Regarding principles and practical obligations, the HAC and many countries cited the principles of the Rio Declaration as well as other specific principles, such as Extended Producer Responsibility, and supported the adoption of measures to “restrict the production and consumption of plastics to sustainable levels” and to promote a circular economy of plastics to protect the environment and human health while implementing sound management and recycling of plastic waste. The need for scientific monitoring, if necessary by setting up an advisory body, was also highlighted by many countries.
The question of financial support for developing countries has been raised by the African, Asia-Pacific and South American countries, without at this stage eliciting any significant responses from OECD countries, which will very soon be called upon to express their positions on proposals for an autonomous instrument in the like of the Multilateral Fund for the Protection of the Ozone Layer, which is preferred by developing countries.

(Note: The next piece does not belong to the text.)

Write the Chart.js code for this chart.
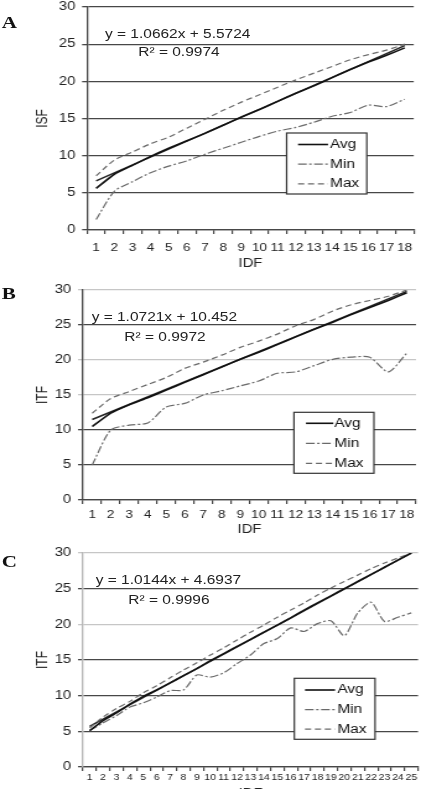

The participation of stakeholders, including businesses, local communities and NGOs, was strongly desired. Company strategies deserve particular attention. While a “Business Coalition for a Global Plastics Treaty” has been established through an initiative of the WWF and the Ellen MacArthur Foundation, which advocates for a “reduction in plastic production and the establishment of a circular economy”. It should be noted that professional organizations such as Plastics Europe or the World Plastics Council, aware of the very negative impact of plastic pollution on public opinion and speaking out in favour of the treaty, will endeavour to have the scope of the treaty limited to rational management of the downstream part of the cycle (recycling and the rational management of waste). NGOs such as WWF, the Ellen MacArthur Foundation and the Centre for International Environmental Law (CIEL) are playing a major role in developing practical proposals for the content of the future treaty.

What next?

The next round of negotiations will be held in Paris in May 2023. UNEP has been asked to prepare a document, without taking sides, that presents the positions expressed by countries and stakeholders on the different options for the structure and content of the treaty. In other words, INC-2 will not yet enter into the actual negotiation of a draft treaty, but is expected to decide between the possible options for structure and content. It is possible that the small group of countries resisting a broad and ambitious treaty will speak out and that the conference will be faced with real decisions. 

The collective desire to advance that has been expressed in this first session should not obscure the magnitude of the effort required to achieve the adoption of a treaty in 2025. As always, leadership will be essential to produce a dynamic that is up to the challenge.